Given request:
Look below for the line with "Recreate this image" and the line with "import plotly.graph_objects as go"; repeat exactly those two lines and all lines between them, but no pictures.
╭─ Records to process
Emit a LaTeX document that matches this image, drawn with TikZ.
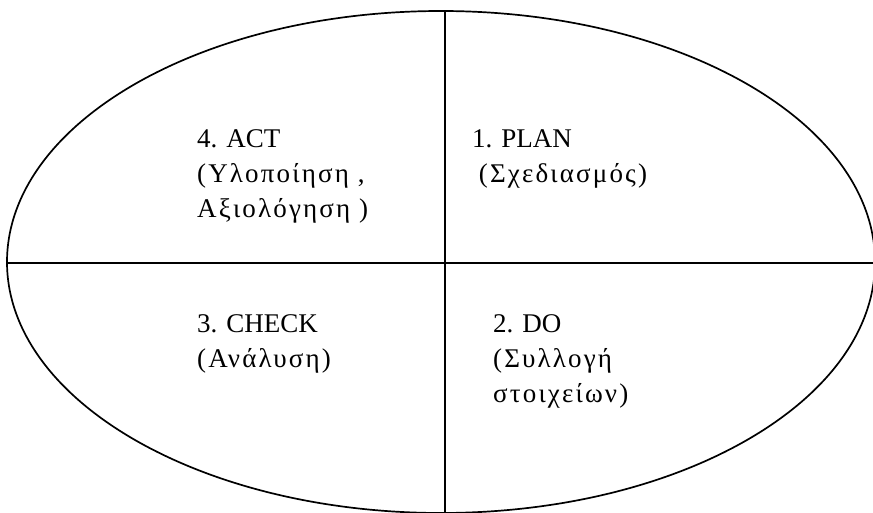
\documentclass[tikz,border=0pt]{standalone}
\usepackage{fontspec}
\setmainfont{Liberation Serif}
\newfontfamily\grk[LetterSpace=8]{Liberation Serif}
\begin{document}
\begin{tikzpicture}[x=1pt,y=-1pt,
  edge/.style={line width=1.7pt,black},
  lbl/.style={anchor=north west,inner sep=0pt,align=left,font=\fontsize{27}{35}\selectfont}]
\useasboundingbox (0,0) rectangle (873,513);
\clip (0,0) rectangle (873,513);
\fill[white] (0,0) rectangle (873,513);
\draw[edge] (441,262) ellipse [x radius=434, y radius=251];
\coordinate (top) at (445,11);
\coordinate (bot) at (445,515);
\coordinate (lft) at (7,263);
\coordinate (rgt) at (880,263);
\draw[edge] (top) -- (bot);
\draw[edge] (lft) -- (rgt);
\node[lbl] (act) at (197,129) {4. ACT\\{\grk(Υλοποίηση ,}\\{\grk Αξιολόγηση )}};
\node[lbl] (plan) at (472,129) {1. PLAN\\\ {\grk(Σχεδιασμός)}};
\node[lbl] (check) at (197,314) {3. CHECK\\{\grk(Ανάλυση)}};
\node[lbl] (do) at (493,314) {2. DO\\{\grk(Συλλογή}\\{\grk στοιχείων)}};
\end{tikzpicture}
\end{document}
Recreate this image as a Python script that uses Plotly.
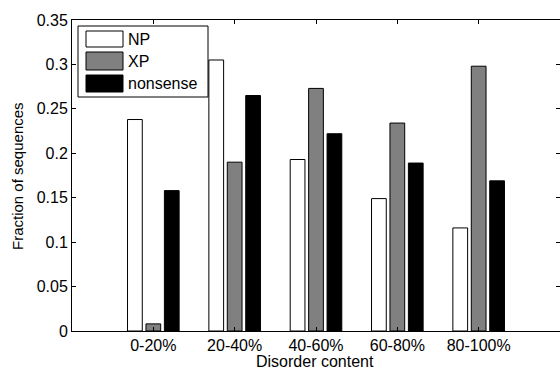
import plotly.graph_objects as go

categories = ["0-20%", "20-40%", "40-60%", "60-80%", "80-100%"]
np_vals = [0.238, 0.305, 0.193, 0.149, 0.116]
xp_vals = [0.008, 0.190, 0.273, 0.234, 0.298]
nonsense_vals = [0.158, 0.265, 0.222, 0.189, 0.169]
series_names = ["NP", "XP", "nonsense"]
series_colors = ["#ffffff", "#808080", "#000000"]
y_ticks = [0, 0.05, 0.1, 0.15, 0.2, 0.25, 0.3, 0.35]
y_ticktext = ["0", "0.05", "0.1", "0.15", "0.2", "0.25", "0.3", "0.35"]

FONT = "Liberation Sans, Arial, Helvetica, sans-serif"

fig = go.Figure()
for name, vals, col in zip(series_names, [np_vals, xp_vals, nonsense_vals], series_colors):
    fig.add_trace(go.Bar(
        x=categories, y=vals, name=name,
        marker=dict(color=col, line=dict(color="#000000", width=1)),
        showlegend=False,
    ))

# custom legend (MATLAB style) in paper coordinates
W, H = 560, 370
ml, mr, mt, mb = 72, 0, 20, 39
pw, ph = W - ml - mr, H - mt - mb

def px(x):
    return (x - ml) / pw

def py(y):
    return 1 - (y - mt) / ph

shapes = [dict(type="rect", xref="paper", yref="paper",
               x0=px(78), x1=px(208), y0=py(97), y1=py(26),
               line=dict(color="black", width=1), fillcolor="white", layer="above")]
annotations = []
patch_rows = [(31, 47), (52, 70), (75, 92)]
for (t, b), name, col in zip(patch_rows, series_names, series_colors):
    shapes.append(dict(type="rect", xref="paper", yref="paper",
                       x0=px(86), x1=px(123), y0=py(b), y1=py(t),
                       line=dict(color="black", width=1), fillcolor=col, layer="above"))
    annotations.append(dict(xref="paper", yref="paper", x=px(126), y=py((t + b) / 2),
                            text=name, showarrow=False, xanchor="left", yanchor="middle",
                            font=dict(family=FONT, size=16, color="black")))

# axis titles
annotations.append(dict(xref="paper", yref="paper", x=px(315), y=py(362),
                        text="Disorder content", showarrow=False,
                        xanchor="center", yanchor="middle",
                        font=dict(family=FONT, size=16, color="black")))
annotations.append(dict(xref="paper", yref="paper", x=px(17), y=py(176),
                        text="Fraction of sequences", showarrow=False, textangle=-90,
                        xanchor="center", yanchor="middle",
                        font=dict(family=FONT, size=15, color="black")))

fig.update_layout(
    width=W, height=H,
    margin=dict(l=ml, r=mr, t=mt, b=mb, autoexpand=False),
    paper_bgcolor="white", plot_bgcolor="white",
    barmode="group", bargap=0.32, bargroupgap=0.2,
    font=dict(family=FONT, size=16, color="black"),
    shapes=shapes, annotations=annotations,
    xaxis=dict(
        range=[-1, 5.0], showgrid=False, zeroline=False, automargin=False,
        showline=True, linecolor="black", linewidth=1, mirror="ticks",
        ticks="inside", ticklen=4, tickcolor="black",
        tickfont=dict(family=FONT, size=16),
    ),
    yaxis=dict(
        range=[0, 0.35], showgrid=False, zeroline=False, automargin=False,
        showline=True, linecolor="black", linewidth=1, mirror="ticks",
        ticks="inside", ticklen=4, tickcolor="black",
        tickvals=y_ticks, ticktext=y_ticktext,
        tickfont=dict(family=FONT, size=16),
    ),
)

fig.write_html(
    "out.html",
    config={"displayModeBar": False},
    post_script="document.body.style.margin='0';document.body.style.padding='0';document.body.style.overflow='hidden';",
)
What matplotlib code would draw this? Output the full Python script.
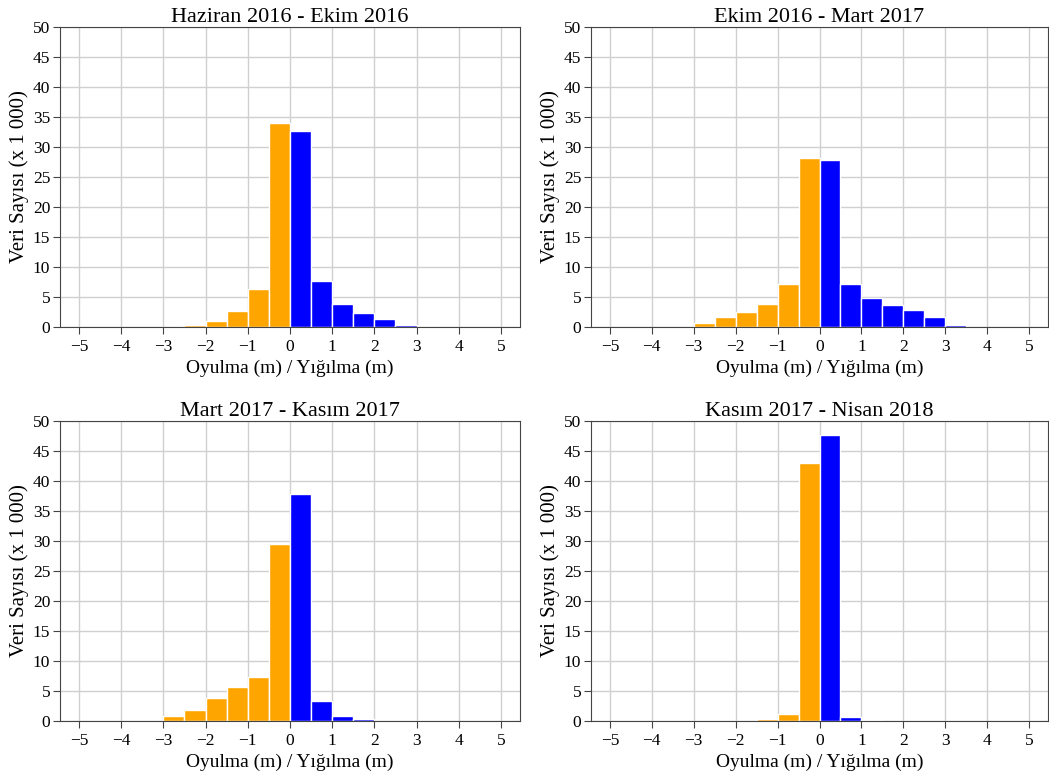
import numpy as np
import matplotlib
matplotlib.use("Agg")
import matplotlib.pyplot as plt

plt.rcParams['font.family'] = ['Liberation Serif', 'DejaVu Serif']

titles = ["Haziran 2016 - Ekim 2016", "Ekim 2016 - Mart 2017",
          "Mart 2017 - Kasım 2017", "Kasım 2017 - Nisan 2018"]

# bins of 0.5 m, left edges
oyulma_edges = [-3.0, -2.5, -2.0, -1.5, -1.0, -0.5]
yigilma_edges = [0.0, 0.5, 1.0, 1.5, 2.0, 2.5, 3.0]

# counts (x 1000)
oyulma_counts = [
    [0.0, 0.3, 1.0, 2.6, 6.3, 34.0],
    [0.6, 1.6, 2.5, 3.9, 7.2, 28.2],
    [0.8, 1.9, 3.8, 5.6, 7.4, 29.5],
    [0.0, 0.0, 0.0, 0.3, 1.2, 43.0],
]
yigilma_counts = [
    [32.6, 7.7, 3.9, 2.4, 1.4, 0.3, 0.0],
    [27.9, 7.2, 4.8, 3.7, 2.9, 1.7, 0.3],
    [37.8, 3.4, 0.9, 0.4, 0.0, 0.0, 0.0],
    [47.6, 0.7, 0.2, 0.0, 0.0, 0.0, 0.0],
]

bin_w = 0.5
fig = plt.figure(figsize=(10.49, 7.78), dpi=100)
positions = [
    [0.0572, 0.5797, 0.4385, 0.3856],
    [0.5634, 0.5797, 0.4357, 0.3856],
    [0.0572, 0.0733, 0.4385, 0.3856],
    [0.5634, 0.0733, 0.4357, 0.3856],
]

for i in range(4):
    ax = fig.add_axes(positions[i])
    ax.set_axisbelow(True)
    ax.grid(True, color='#d0d0d0', linewidth=1)
    ax.bar(oyulma_edges, oyulma_counts[i], width=bin_w, align='edge',
           color='orange', edgecolor='white', linewidth=1)
    ax.bar(yigilma_edges, yigilma_counts[i], width=bin_w, align='edge',
           color='blue', edgecolor='white', linewidth=1)
    ax.set_xlim(-5.45, 5.45)
    ax.set_ylim(0, 50)
    ax.set_xticks(np.arange(-5, 6, 1))
    ax.set_yticks(np.arange(0, 51, 5))
    ax.tick_params(labelsize=12.5, color='#444444', length=5)
    ax.tick_params(axis='x', pad=4)
    ax.tick_params(axis='y', pad=2)
    for s in ax.spines.values():
        s.set_color('#444444')
    ax.set_title(titles[i], fontsize=16, pad=3)
    ax.set_xlabel("Oyulma (m) / Yığılma (m)", fontsize=14, labelpad=3)
    ax.set_ylabel("Veri Sayısı (x 1 000)", fontsize=15, labelpad=3)

fig.savefig("out.png", dpi=100)
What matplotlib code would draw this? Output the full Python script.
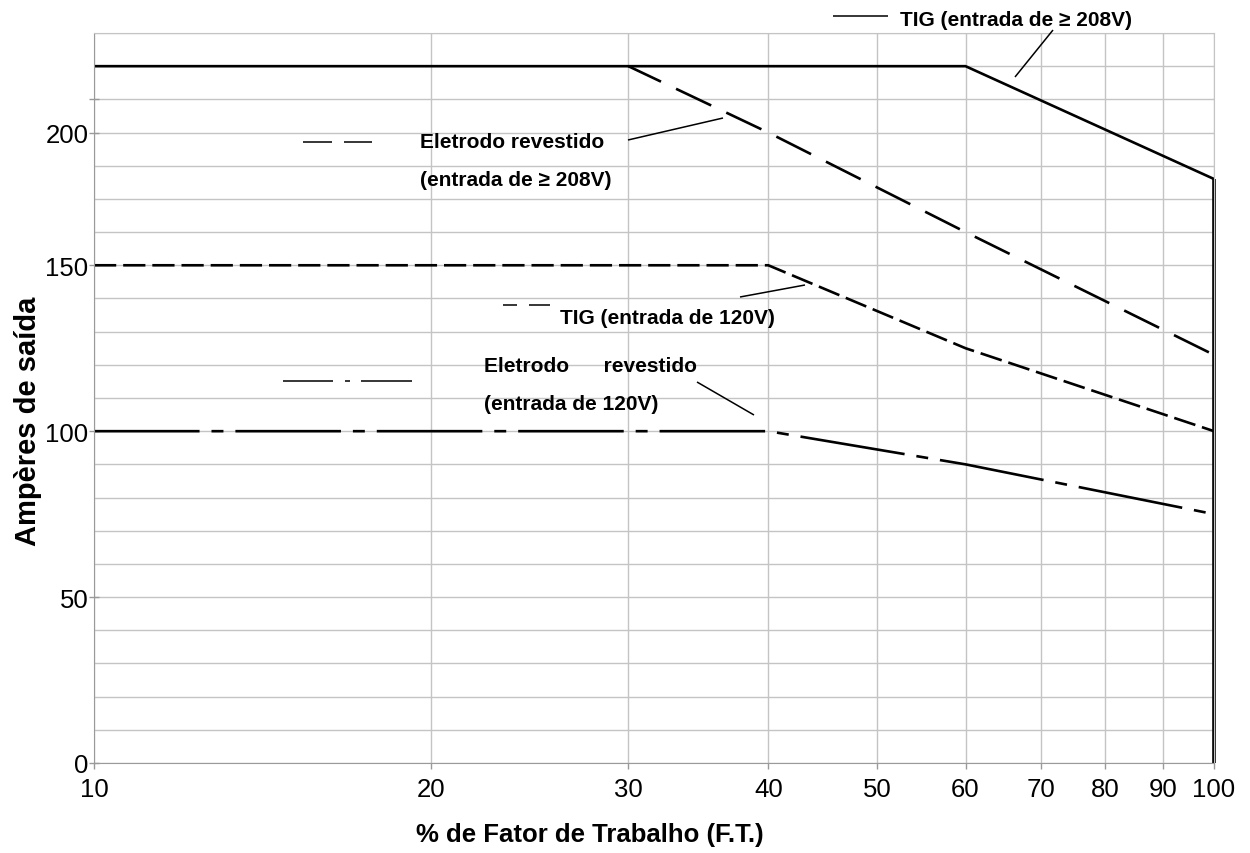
import matplotlib
matplotlib.use('Agg')
import matplotlib.pyplot as plt
from matplotlib.lines import Line2D
import matplotlib.ticker as mticker

plt.rcParams['font.family'] = ['Liberation Sans', 'DejaVu Sans']
plt.rcParams['lines.scale_dashes'] = False

# ---- data -------------------------------------------------------------
duty_ticks = [10, 20, 30, 40, 50, 60, 70, 80, 90, 100]
duty_labels = ['10', '20', '30', '40', '50', '60', '70', '80', '90', '100']
# (the original chart prints its "200" label one grid line low, at 190 A)
amp_ticks = [0, 50, 100, 150, 190, 200]
amp_labels = ['0', '50', '100', '150', '200', '']

tig_hi_x = [10, 60, 100]
tig_hi_y = [210, 210, 176]
stick_hi_x = [30, 40, 60, 100]
stick_hi_y = [210, 190, 160, 123]
tig_lo_x = [10, 40, 60, 100]
tig_lo_y = [150, 150, 125, 100]
stick_lo_x = [10, 40, 60, 100]
stick_lo_y = [100, 100, 90, 75]

W, H = 1250, 854
fig = plt.figure(figsize=(W / 100, H / 100), dpi=100)
ax = fig.add_axes([94 / W, 90 / H, (1214 - 94) / W, (764 - 34) / H])

ax.set_xscale('log')
ax.set_xlim(10, 100)
ax.set_ylim(0, 220)

ax.xaxis.set_major_locator(mticker.FixedLocator(duty_ticks))
ax.xaxis.set_major_formatter(mticker.FixedFormatter(duty_labels))
ax.xaxis.set_minor_locator(mticker.NullLocator())
ax.yaxis.set_major_locator(mticker.FixedLocator(amp_ticks))
ax.yaxis.set_major_formatter(mticker.FixedFormatter(amp_labels))
ax.yaxis.set_minor_locator(mticker.MultipleLocator(10))

grid_c = '#c4c4c4'
ax.grid(True, which='major', axis='x', color=grid_c, lw=1.0)
ax.grid(True, which='both', axis='y', color=grid_c, lw=1.0)
ax.set_axisbelow(True)

ax.tick_params(axis='x', which='major', direction='out', length=4, width=1,
               color='#999999', labelsize=18.5, pad=6)
ax.tick_params(axis='y', which='major', direction='inout', length=7, width=1,
               color='#999999', labelsize=18.5, pad=0.5)
ax.tick_params(axis='y', which='minor', length=0)

for s in ['left', 'bottom']:
    ax.spines[s].set_color('#9a9a9a')
for s in ['top', 'right']:
    ax.spines[s].set_color(grid_c)

lw = 1.9
ax.plot(tig_hi_x, tig_hi_y, color='black', lw=lw, solid_capstyle='butt')
ax.plot(stick_hi_x, stick_hi_y, color='black', lw=lw,
        linestyle=(2, (28, 12)), dash_capstyle='butt')
ax.plot(tig_lo_x, tig_lo_y, color='black', lw=lw,
        linestyle=(0, (16, 5)), dash_capstyle='butt')
ax.plot(stick_lo_x, stick_lo_y, color='black', lw=lw,
        linestyle=(0, (76, 8.6, 8.6, 8.6)), dash_capstyle='butt')
# vertical drop at 100 % duty cycle
ax.plot([tig_hi_x[-1], tig_hi_x[-1]], [0, tig_hi_y[-1]], color='black',
        lw=2.6, clip_on=False, solid_capstyle='butt')


def P(x, y):
    return (x / W, 1 - y / H)


def seg(x0, y0, x1, y1, ls='-', lw=1.1):
    (a, b), (c, d) = P(x0, y0), P(x1, y1)
    fig.add_artist(Line2D([a, c], [b, d], transform=fig.transFigure,
                          color='black', lw=lw, linestyle=ls,
                          solid_capstyle='butt'))


fs = 15
def label(x, y, s):
    fig.text(*P(x, y), s, fontsize=fs, fontweight='bold', ha='left',
             va='center')

# TIG >= 208 V
seg(833, 17, 888, 17)
label(900, 20, 'TIG (entrada de ≥ 208V)')
seg(1053, 31, 1015, 78)

# Eletrodo revestido >= 208 V
seg(303, 143, 332, 143)
seg(344, 143, 372, 143)
label(420, 142, 'Eletrodo revestido')
label(420, 180, '(entrada de ≥ 208V)')
seg(628, 141, 723, 119)

# TIG 120 V
seg(503, 306, 517, 306)
seg(529, 306, 550, 306)
label(560, 319, 'TIG (entrada de 120V)')
seg(740, 298, 805, 286)

# Eletrodo revestido 120 V
seg(283, 382, 333, 382)
seg(345, 382, 350, 382)
seg(361, 382, 412, 382)
label(484, 367, 'Eletrodo      revestido')
label(484, 405, '(entrada de 120V)')
seg(697, 383, 754, 416)

fig.text(*P(590, 835), '% de Fator de Trabalho (F.T.)', fontsize=18.5,
         fontweight='bold', ha='center', va='center')
fig.text(*P(28, 421), 'Ampères de saída', fontsize=21, fontweight='bold',
         ha='center', va='center', rotation=90)

fig.savefig('out.png', dpi=100)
╰─
Solution:
Recreate this image as a Python script that uses Plotly.
import plotly.graph_objects as go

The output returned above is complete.